In an action to recover under an insurance policy, the plaintiffs appeal from an order of the Supreme Court, Orange County (Peter Patsalos, J.), dated August 18, 2003, which granted the defendant’s motion for summary judgment dismissing the complaint.
Ordered that the order is affirmed, with costs.
The requirement that an insured comply with the notice provision of an insurance policy operates as a condition precedent to coverage (see Security Mut. Ins. Co. of N.Y. v Acker-Fitzsimons Corp., 31 NY2d 436, 440 [1972]; Viggiano v Encompass Ins. Co./Fireman’s Ins. Co. of Newark, N.J., 6 AD3d 695 [2004]; Travelers Ins. Co. v Volmar Constr. Co., 300 AD2d 40, 42 [2002]; Power Auth. of State of N.Y. v Westinghouse Elec. Corp., 117 AD2d 336, 339 [1986]). Absent a valid excuse, the failure to comply with the notice requirement vitiates the policy, and an insurer need not demonstrate prejudice before it asserts the defense of noncompliance (see Security Mut.
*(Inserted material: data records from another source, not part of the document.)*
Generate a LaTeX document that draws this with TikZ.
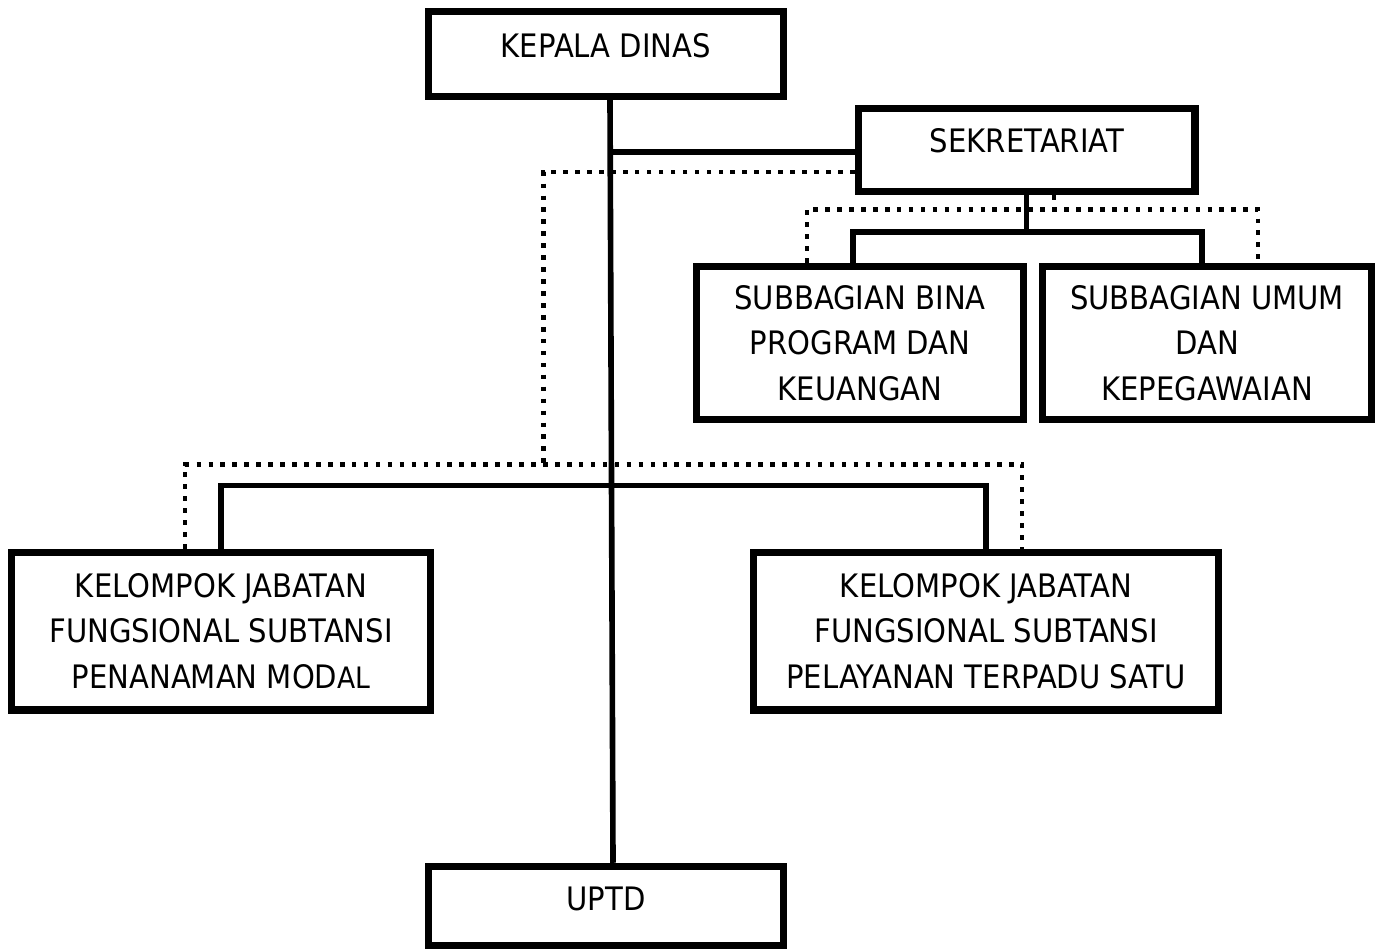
\documentclass[tikz,border=0pt]{standalone}
\usepackage{fontspec}
\setmainfont{DejaVu Sans}[FakeStretch=0.9]
\usepackage{tikz}

\begin{document}
\begin{tikzpicture}[x=0.02cm, y=-0.02cm,
  every node/.style={font=\fontsize{18.4}{26}\selectfont, align=center},
  box/.style={draw, line width=4pt, inner sep=0pt},
  conn/.style={line width=3.2pt},
  dots/.style={line width=2.6pt, dash pattern=on 2.6pt off 4.2pt}]
\useasboundingbox (0,0) rectangle (1381,949);
\node[box, minimum width=7.10cm, minimum height=1.70cm] (kepala) at (606,54) {};
\node (kepalatext) at (606,45.5) {KEPALA DINAS};
\node[box, minimum width=6.74cm, minimum height=1.66cm] (sek) at (1026.5,150) {};
\node (sektext) at (1027,141) {SEKRETARIAT};
\node[box, minimum width=6.54cm, minimum height=3.07cm] (bina) at (860,343) {SUBBAGIAN BINA\\PROGRAM DAN\\KEUANGAN};
\node[box, minimum width=6.57cm, minimum height=3.07cm] (umum) at (1207,343) {SUBBAGIAN UMUM\\DAN\\KEPEGAWAIAN};
\node[box, minimum width=8.37cm, minimum height=3.16cm] (kelkiri) at (221,631) {KELOMPOK JABATAN\\FUNGSIONAL SUBTANSI\\PENANAMAN MOD{\fontsize{16.8}{26}\selectfont AL}};
\node[box, minimum width=9.30cm, minimum height=3.16cm] (kelkanan) at (986,631) {KELOMPOK JABATAN\\FUNGSIONAL SUBTANSI\\PELAYANAN TERPADU SATU};
\node[box, minimum width=7.10cm, minimum height=1.59cm] (uptd) at (606,906) {};
\node (uptdtext) at (606,898.5) {UPTD};

\coordinate (spine) at ([xshift=0.08cm]kepala.south);
\draw[conn] (spine) -- ([xshift=0.14cm]uptd.north);
\draw[conn] ([yshift=-0.04cm]sek.west) -- ([yshift=-0.04cm]sek.west -| spine);
\draw[conn] (sek.south) -- ++(0,37) coordinate (sekbus);
\draw[conn] ([xshift=-0.14cm]bina.north) |- (sekbus) -| ([xshift=-0.1cm]umum.north);
\draw[conn] (kelkiri.north) -- ++(0,-63) -| (kelkanan.north);

\draw[dots] ([yshift=-0.44cm]sek.west) -| ++(-311,296);
\draw[dots] ([xshift=-0.72cm]kelkiri.north) -- ++(0,-84) -| ([xshift=0.72cm]kelkanan.north);
\draw[dots] ([xshift=0.55cm]sek.south) -- ++(0,21.5);
\draw[dots] ([xshift=-1.06cm]bina.north) -- ++(0,-53.5) -| ([xshift=1.02cm]umum.north);
\end{tikzpicture}
\end{document}
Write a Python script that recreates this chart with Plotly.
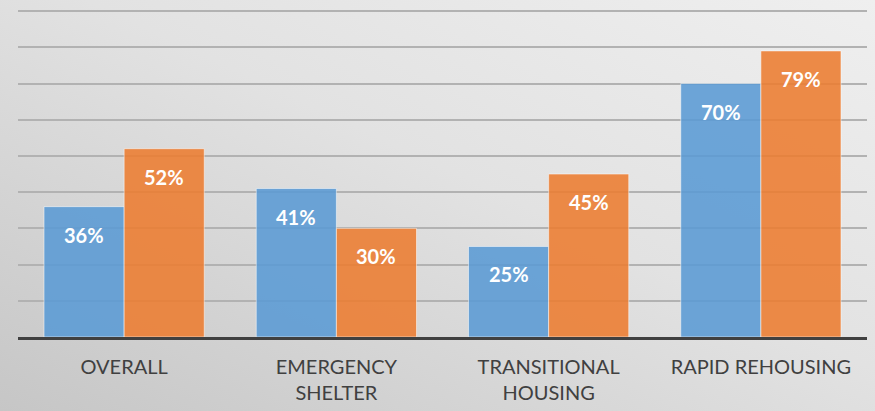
import base64
import plotly.graph_objects as go

categories = ["OVERALL", "EMERGENCY<br>SHELTER", "TRANSITIONAL<br>HOUSING", "RAPID REHOUSING"]
series_a = [36, 41, 25, 70]
series_b = [52, 30, 45, 79]
labels_a = [f"{v}%" for v in series_a]
labels_b = [f"{v}%" for v in series_b]

svg = """<svg xmlns='http://www.w3.org/2000/svg' width='875' height='411' viewBox='0 0 875 411' preserveAspectRatio='none'>
<defs><linearGradient id='g' x1='0' y1='1' x2='1' y2='0'>
<stop offset='0' stop-color='#c6c6c6'/><stop offset='0.55' stop-color='#e2e2e2'/><stop offset='1' stop-color='#efefef'/>
</linearGradient></defs><rect width='875' height='411' fill='url(#g)'/></svg>"""
bg = "data:image/svg+xml;base64," + base64.b64encode(svg.encode()).decode()

fig = go.Figure()
fig.add_trace(go.Bar(x=categories, y=series_a, marker=dict(color="#5B9BD5", opacity=0.88,
                     line=dict(color="rgba(255,255,255,0.55)", width=1)), hoverinfo="skip"))
fig.add_trace(go.Bar(x=categories, y=series_b, marker=dict(color="#ED7D31", opacity=0.88,
                     line=dict(color="rgba(255,255,255,0.55)", width=1)), hoverinfo="skip"))

annotations = []
for cat, v, t in zip(categories, series_a, labels_a):
    annotations.append(dict(x=cat, y=v, text=f"<b>{t}</b>", showarrow=False, xshift=-40, yshift=-28,
                            font=dict(color="white", size=20, family="Lato")))
for cat, v, t in zip(categories, series_b, labels_b):
    annotations.append(dict(x=cat, y=v, text=f"<b>{t}</b>", showarrow=False, xshift=40, yshift=-28,
                            font=dict(color="white", size=20, family="Lato")))

fig.update_layout(
    width=875, height=411,
    margin=dict(l=18, r=8, t=10, b=74, autoexpand=False),
    paper_bgcolor="#dedede", plot_bgcolor="rgba(0,0,0,0)",
    barmode="group", bargap=0.245, bargroupgap=0,
    showlegend=False,
    annotations=annotations,
    images=[dict(source=bg, xref="paper", yref="paper", x=-18/849, y=1+10/327, sizex=875/849, sizey=411/327,
                 xanchor="left", yanchor="top", sizing="stretch", layer="below")],
    xaxis=dict(showline=True, linecolor="#404040", linewidth=3, ticks="outside", ticklen=10,
               tickcolor="rgba(0,0,0,0)", tickfont=dict(family="Lato", size=20, color="#404040"),
               showgrid=False, automargin=False),
    yaxis=dict(range=[0, 90.3], tick0=0, dtick=10, showticklabels=False, gridcolor="#b2b2b2", gridwidth=1.5,
               zeroline=False, fixedrange=True, automargin=False),
)
fig.write_html("out.html", config={"displayModeBar": False},
               post_script="document.body.style.margin='0';document.body.style.overflow='hidden';")
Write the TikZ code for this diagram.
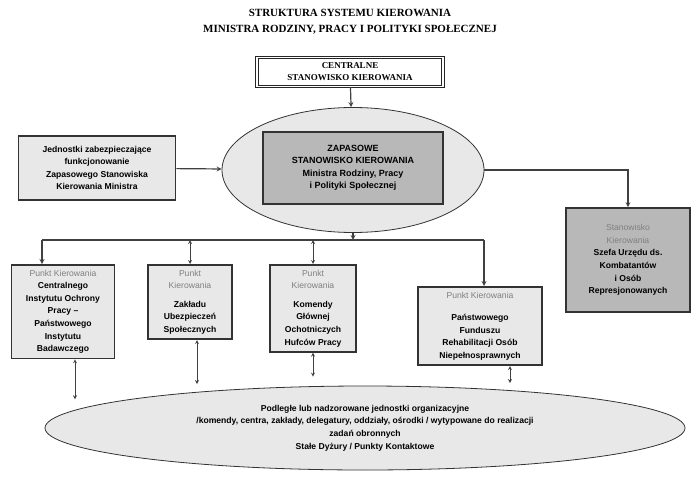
\documentclass[tikz,border=0pt]{standalone}
\usepackage{fontspec}
\setmainfont{Liberation Serif}
\setsansfont{Liberation Sans}
\usetikzlibrary{shapes.geometric, arrows}
\definecolor{boxgray}{gray}{0.72}
\definecolor{lightgray}{gray}{0.91}
\definecolor{labgray}{gray}{0.5}
\tikzstyle{unit} = [rectangle, draw=black!80, line width=1.6pt, fill=lightgray, align=center, inner xsep=2pt, inner ysep=5pt, font=\sffamily\bfseries\fontsize{8.6}{12.6}\selectfont]
\tikzstyle{darkunit} = [unit, fill=boxgray]
\tikzstyle{oval} = [ellipse, draw=black!80, line width=0.8pt, fill=lightgray]
\tikzstyle{arrow} = [line width=1.2pt, draw=black!75, ->, >=stealth]
\tikzstyle{link} = [line width=0.8pt, draw=black!75, <->, >=stealth]
\newcommand{\pk}[1]{{\mdseries\color{labgray}#1}}

\begin{document}
\begin{tikzpicture}[x=1pt, y=-1pt]
    \useasboundingbox (0,0) rectangle (700,476);
    \node (title) [font=\rmfamily\bfseries\fontsize{11}{16}\selectfont, align=center] at (350,22) {STRUKTURA SYSTEMU KIEROWANIA\\MINISTRA RODZINY, PRACY I POLITYKI SPOŁECZNEJ};
    \node (central) [draw=black!85, double, double distance=1.2pt, line width=1.2pt, fill=white, minimum width=186pt, minimum height=29pt, align=center, font=\rmfamily\bfseries\fontsize{9}{12}\selectfont] at (350,72) {CENTRALNE\\STANOWISKO KIEROWANIA};
    \node (ovalmain) [oval, minimum width=262pt, minimum height=125pt] at (353,170) {};
    \node (reserve) [darkunit, minimum width=180pt, minimum height=72pt, font=\sffamily\bfseries\fontsize{9}{12.5}\selectfont] at (353,168) {ZAPASOWE\\STANOWISKO KIEROWANIA\\Ministra Rodziny, Pracy\\i Polityki Społecznej};
    \node (support) [unit, minimum width=157pt, minimum height=64pt] at (97,168) {Jednostki zabezpieczające\\funkcjonowanie\\Zapasowego Stanowiska\\Kierowania Ministra};
    \node (veterans) [darkunit, minimum width=124pt, minimum height=104pt] at (628,260) {\pk{Stanowisko}\\\pk{Kierowania}\\Szefa Urzędu ds.\\Kombatantów\\i Osób\\Represjonowanych};
    \node (ciop) [unit, minimum width=103pt, anchor=north] at (63,264) {\pk{Punkt Kierowania}\\Centralnego\\Instytutu Ochrony\\Pracy --\\Państwowego\\Instytutu\\Badawczego};
    \node (zus) [unit, minimum width=84pt, anchor=north] at (190,264) {\pk{Punkt}\\\pk{Kierowania}\\[6pt]Zakładu\\Ubezpieczeń\\Społecznych};
    \node (ohp) [unit, minimum width=86pt, anchor=north] at (313,264) {\pk{Punkt}\\\pk{Kierowania}\\[6pt]Komendy\\Głównej\\Ochotniczych\\Hufców Pracy};
    \node (pfron) [unit, minimum width=124pt, anchor=north] at (480,286) {\pk{Punkt Kierowania}\\[10pt]Państwowego\\Funduszu\\Rehabilitacji Osób\\Niepełnosprawnych};
    \node (units) [oval, minimum width=640pt, minimum height=84pt, align=center, font=\sffamily\bfseries\fontsize{8.6}{12.6}\selectfont] at (365,428) {Podległe lub nadzorowane jednostki organizacyjne\\/komendy, centra, zakłady, delegatury, oddziały, ośrodki / wytypowane do realizacji\\zadań obronnych\\Stałe Dyżury / Punkty Kontaktowe};
    \coordinate (bus) at (353,240);
    \coordinate (busleft) at (42,240);
    \coordinate (busright) at (484,240);
    \draw [arrow] (central) -- (ovalmain);
    \draw [arrow] (support) -- (ovalmain);
    \draw [arrow] (ovalmain.east) -| (veterans.north);
    \draw [arrow] (ovalmain.south) -- (bus);
    \draw [line width=1.2pt, draw=black!75] (busleft) -- (busright);
    \draw [arrow] (busleft) -- (busleft |- ciop.north);
    \draw [link] (zus.north |- bus) -- (zus.north);
    \draw [link] (ohp.north |- bus) -- (ohp.north);
    \draw [arrow] (busright) -- (busright |- pfron.north);
    \draw [link] ([xshift=12pt]ciop.south) -- ++(0,40);
    \draw [link] ([xshift=7pt]zus.south) -- ++(0,44);
    \draw [link] (ohp.south) -- ++(0,24);
    \draw [link] ([xshift=30pt]pfron.south) -- ++(0,17);
\end{tikzpicture}
\end{document}
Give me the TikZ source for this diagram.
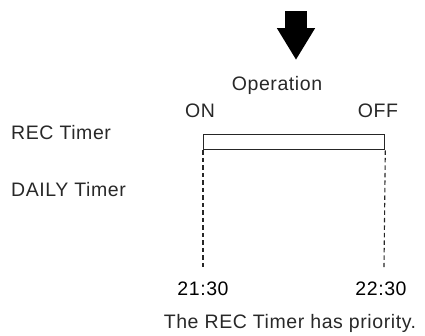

Ins. Co. of N.Y. v AckerFitzsimons Corp., supra; Blue Ridge Ins. Co. v Jiminez, 7 AD3d 652, 654 [2004]; Viggiano v Encompass Ins. Co./Fireman’s Ins. Co. of Newark, N.J., supra; Power Auth. of State of N.Y. v Westinghouse Elec. Corp., supra at 339).
The plaintiffs’ insurance policy required them to notify the defendant immediately of “any happening likely to give rise to a claim.” The defendant demonstrated that the plaintiffs did not give notice for more than three months, and perhaps for as long as 11 months. In opposition to this prima facie establishment of entitlement to judgment as a matter of law, the plaintiffs failed to raise a triable issue of fact as to their failure to provide the defendant with timely notice. Accordingly, the Supreme Court properly granted the defendant’s motion for summary judgment dismissing the complaint.
In view of the foregoing, we do not reach the plaintiffs’ remaining contention. Florio, J.P., Mastro, Rivera and Fisher, JJ., concur.